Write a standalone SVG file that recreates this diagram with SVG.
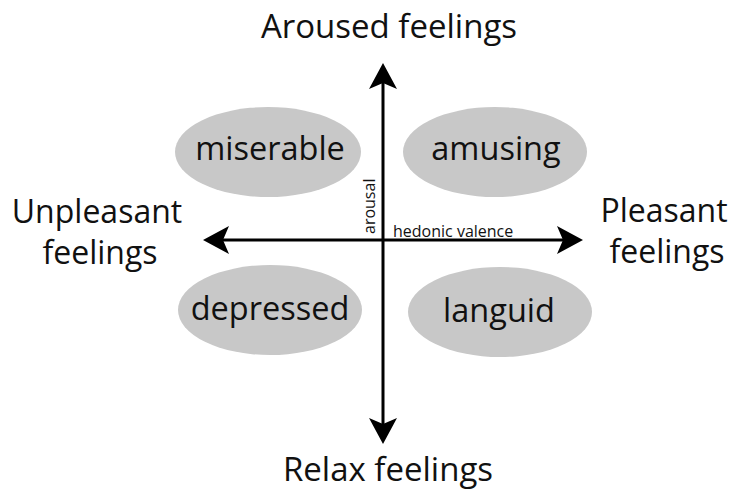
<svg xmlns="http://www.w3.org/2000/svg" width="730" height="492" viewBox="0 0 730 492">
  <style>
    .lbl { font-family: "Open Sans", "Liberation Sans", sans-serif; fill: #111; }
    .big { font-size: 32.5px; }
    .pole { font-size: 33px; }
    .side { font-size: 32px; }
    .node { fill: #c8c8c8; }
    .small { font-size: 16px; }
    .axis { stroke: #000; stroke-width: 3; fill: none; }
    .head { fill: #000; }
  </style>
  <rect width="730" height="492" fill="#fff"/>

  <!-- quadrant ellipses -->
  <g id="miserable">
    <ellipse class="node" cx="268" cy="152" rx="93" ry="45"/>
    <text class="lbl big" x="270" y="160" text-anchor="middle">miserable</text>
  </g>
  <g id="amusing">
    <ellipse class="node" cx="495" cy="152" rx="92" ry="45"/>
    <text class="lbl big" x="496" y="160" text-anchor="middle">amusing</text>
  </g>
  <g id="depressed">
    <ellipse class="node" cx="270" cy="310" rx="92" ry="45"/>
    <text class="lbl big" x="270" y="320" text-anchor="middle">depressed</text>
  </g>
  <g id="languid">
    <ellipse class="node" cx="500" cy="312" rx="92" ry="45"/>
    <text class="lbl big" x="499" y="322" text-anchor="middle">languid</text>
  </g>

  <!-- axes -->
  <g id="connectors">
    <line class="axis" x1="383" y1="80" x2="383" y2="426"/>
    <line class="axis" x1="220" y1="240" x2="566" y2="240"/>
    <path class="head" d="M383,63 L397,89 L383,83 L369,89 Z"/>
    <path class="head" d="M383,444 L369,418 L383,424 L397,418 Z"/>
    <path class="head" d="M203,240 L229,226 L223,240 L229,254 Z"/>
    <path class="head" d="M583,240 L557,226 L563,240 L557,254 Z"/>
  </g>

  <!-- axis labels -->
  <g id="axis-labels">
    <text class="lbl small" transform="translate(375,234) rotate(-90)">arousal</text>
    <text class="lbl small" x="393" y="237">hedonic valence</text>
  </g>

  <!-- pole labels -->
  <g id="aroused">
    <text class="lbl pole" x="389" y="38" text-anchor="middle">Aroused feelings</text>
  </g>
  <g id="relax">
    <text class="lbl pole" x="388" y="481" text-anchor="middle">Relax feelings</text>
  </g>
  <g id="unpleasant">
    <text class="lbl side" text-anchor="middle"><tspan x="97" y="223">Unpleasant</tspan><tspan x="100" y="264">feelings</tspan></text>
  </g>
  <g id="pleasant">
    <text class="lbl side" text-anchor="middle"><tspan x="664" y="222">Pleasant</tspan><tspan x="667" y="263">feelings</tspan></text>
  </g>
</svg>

* * * * * * *

[Set problem] Every line above should be repeated exactly; pictures stay out of the copy.

[Complete answer]
Write a standalone SVG file that recreates this diagram with SVG.
<svg xmlns="http://www.w3.org/2000/svg" width="730" height="492" viewBox="0 0 730 492">
  <style>
    .lbl { font-family: "Open Sans", "Liberation Sans", sans-serif; fill: #111; }
    .big { font-size: 32.5px; }
    .pole { font-size: 33px; }
    .side { font-size: 32px; }
    .node { fill: #c8c8c8; }
    .small { font-size: 16px; }
    .axis { stroke: #000; stroke-width: 3; fill: none; }
    .head { fill: #000; }
  </style>
  <rect width="730" height="492" fill="#fff"/>

  <!-- quadrant ellipses -->
  <g id="miserable">
    <ellipse class="node" cx="268" cy="152" rx="93" ry="45"/>
    <text class="lbl big" x="270" y="160" text-anchor="middle">miserable</text>
  </g>
  <g id="amusing">
    <ellipse class="node" cx="495" cy="152" rx="92" ry="45"/>
    <text class="lbl big" x="496" y="160" text-anchor="middle">amusing</text>
  </g>
  <g id="depressed">
    <ellipse class="node" cx="270" cy="310" rx="92" ry="45"/>
    <text class="lbl big" x="270" y="320" text-anchor="middle">depressed</text>
  </g>
  <g id="languid">
    <ellipse class="node" cx="500" cy="312" rx="92" ry="45"/>
    <text class="lbl big" x="499" y="322" text-anchor="middle">languid</text>
  </g>

  <!-- axes -->
  <g id="connectors">
    <line class="axis" x1="383" y1="80" x2="383" y2="426"/>
    <line class="axis" x1="220" y1="240" x2="566" y2="240"/>
    <path class="head" d="M383,63 L397,89 L383,83 L369,89 Z"/>
    <path class="head" d="M383,444 L369,418 L383,424 L397,418 Z"/>
    <path class="head" d="M203,240 L229,226 L223,240 L229,254 Z"/>
    <path class="head" d="M583,240 L557,226 L563,240 L557,254 Z"/>
  </g>

  <!-- axis labels -->
  <g id="axis-labels">
    <text class="lbl small" transform="translate(375,234) rotate(-90)">arousal</text>
    <text class="lbl small" x="393" y="237">hedonic valence</text>
  </g>

  <!-- pole labels -->
  <g id="aroused">
    <text class="lbl pole" x="389" y="38" text-anchor="middle">Aroused feelings</text>
  </g>
  <g id="relax">
    <text class="lbl pole" x="388" y="481" text-anchor="middle">Relax feelings</text>
  </g>
  <g id="unpleasant">
    <text class="lbl side" text-anchor="middle"><tspan x="97" y="223">Unpleasant</tspan><tspan x="100" y="264">feelings</tspan></text>
  </g>
  <g id="pleasant">
    <text class="lbl side" text-anchor="middle"><tspan x="664" y="222">Pleasant</tspan><tspan x="667" y="263">feelings</tspan></text>
  </g>
</svg>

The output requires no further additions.